After ruling out the option of pairing my digital amp with an ADC, I’m facing the fact that I need a new amp in order to get my system to where I’m satisfied. Since the speakers aren’t paid off for quite some time, my funds are pretty limited. So while a high-end integrated like the tried & tested Pass Labs INT-150 or the esoteric and mysterious newcomer Devialet D-premier would be tremendously exciting, I am simply unable to pay for something like that, no matter how much I’d wish to own it.
Used units of the Pass do surface on occasion, sometimes at the very outskirts of my financial reach, so perhaps it’s still an option. But buying second hand will make it very difficult to do a proper evaluation and I have no desire to buy anything blindly.
While my budget is insufficient for an integrated amp that does my speakers justice, I could cut the investment in half by just buying half the amp – I could get a separate power amp. The problem, of course, is input selection and volume control. But if I can live with a huge bottleneck for a year or so, I could use my Allen & Heath Xone:42 DJ mixer as the preamp! Perhaps the bottleneck won’t even be that enormous – it’s one of the finer sounding mixers on the market, after all.

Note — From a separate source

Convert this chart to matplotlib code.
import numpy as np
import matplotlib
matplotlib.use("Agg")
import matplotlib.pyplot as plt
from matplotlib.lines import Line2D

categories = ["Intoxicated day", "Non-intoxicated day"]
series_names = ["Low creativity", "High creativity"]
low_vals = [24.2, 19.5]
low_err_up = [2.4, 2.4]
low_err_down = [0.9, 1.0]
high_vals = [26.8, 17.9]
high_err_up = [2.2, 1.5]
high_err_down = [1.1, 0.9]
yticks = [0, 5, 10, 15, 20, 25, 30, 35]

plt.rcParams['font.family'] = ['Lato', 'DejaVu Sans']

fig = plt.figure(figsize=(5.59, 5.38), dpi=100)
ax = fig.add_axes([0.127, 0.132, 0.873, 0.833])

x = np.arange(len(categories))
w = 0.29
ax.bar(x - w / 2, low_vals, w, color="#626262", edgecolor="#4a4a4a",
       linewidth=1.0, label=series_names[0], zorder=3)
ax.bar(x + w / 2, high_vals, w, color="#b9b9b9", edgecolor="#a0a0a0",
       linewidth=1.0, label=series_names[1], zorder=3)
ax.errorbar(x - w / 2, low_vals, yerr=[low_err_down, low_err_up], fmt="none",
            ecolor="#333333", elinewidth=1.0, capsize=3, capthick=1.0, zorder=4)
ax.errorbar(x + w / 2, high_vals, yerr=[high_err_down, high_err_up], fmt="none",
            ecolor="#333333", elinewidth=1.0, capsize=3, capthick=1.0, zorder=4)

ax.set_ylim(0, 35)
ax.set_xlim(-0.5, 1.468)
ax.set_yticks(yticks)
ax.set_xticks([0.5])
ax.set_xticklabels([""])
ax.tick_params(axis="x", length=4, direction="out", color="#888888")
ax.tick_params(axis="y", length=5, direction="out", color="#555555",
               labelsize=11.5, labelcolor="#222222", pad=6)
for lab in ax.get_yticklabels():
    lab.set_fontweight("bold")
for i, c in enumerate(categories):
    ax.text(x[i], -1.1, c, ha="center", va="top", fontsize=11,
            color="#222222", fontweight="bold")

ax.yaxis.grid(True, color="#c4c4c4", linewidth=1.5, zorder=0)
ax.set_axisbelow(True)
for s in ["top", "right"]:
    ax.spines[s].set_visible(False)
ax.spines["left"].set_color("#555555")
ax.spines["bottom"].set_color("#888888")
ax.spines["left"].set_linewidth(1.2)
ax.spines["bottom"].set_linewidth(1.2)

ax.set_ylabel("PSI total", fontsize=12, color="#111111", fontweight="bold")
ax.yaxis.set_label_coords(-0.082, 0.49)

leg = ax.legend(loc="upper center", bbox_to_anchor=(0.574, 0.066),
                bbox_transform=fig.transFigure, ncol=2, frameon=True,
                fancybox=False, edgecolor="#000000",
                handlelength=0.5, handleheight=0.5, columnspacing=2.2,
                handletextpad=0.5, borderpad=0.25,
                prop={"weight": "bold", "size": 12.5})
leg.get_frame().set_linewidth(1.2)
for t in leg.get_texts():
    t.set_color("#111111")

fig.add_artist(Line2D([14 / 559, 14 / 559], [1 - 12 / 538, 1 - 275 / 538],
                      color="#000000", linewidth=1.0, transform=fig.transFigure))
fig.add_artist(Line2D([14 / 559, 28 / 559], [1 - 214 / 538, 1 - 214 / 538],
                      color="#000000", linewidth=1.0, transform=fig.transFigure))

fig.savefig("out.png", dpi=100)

A benefit of the mixer-as-a-preamp approach is that by the time I’ve saved up (or acquired though forays into male prostitution) enough money for a preamp, there might be more and better options of DAC/preamp combos than the Benchmark DAC1 PRE. Neither Esoteric nor Weiss built analog throughputs into their latest designs, so we’re probably a year or more away from proper competition in this category. With such a unit I could still get a two-box option by going with power amp and dac/pre instead of integrated and dac. Not counting the phono amp of course…
The downside of this is of course that I will have glorious speakers and a great power amp but mediocre sound for a year or more. Considering all the money and the effort that goes into this, which is about the lust for music in the end, it’s not a very attractive proposition. But neither is spending huge amounts of money on something that isn’t quite right.
On a whim (and after a beer or two), I listed my Lyngdorf TDAI 2200 amp for sale on Friday night. It got picked up by a new owner less than 48 hours later, so now I’m really in a hurry, but at least I’ve freed up some funds. The Stockholm Highend Fair is just a few days away, and hopefully I’ll find the amp of my dreams there, just like I found my speakers last year.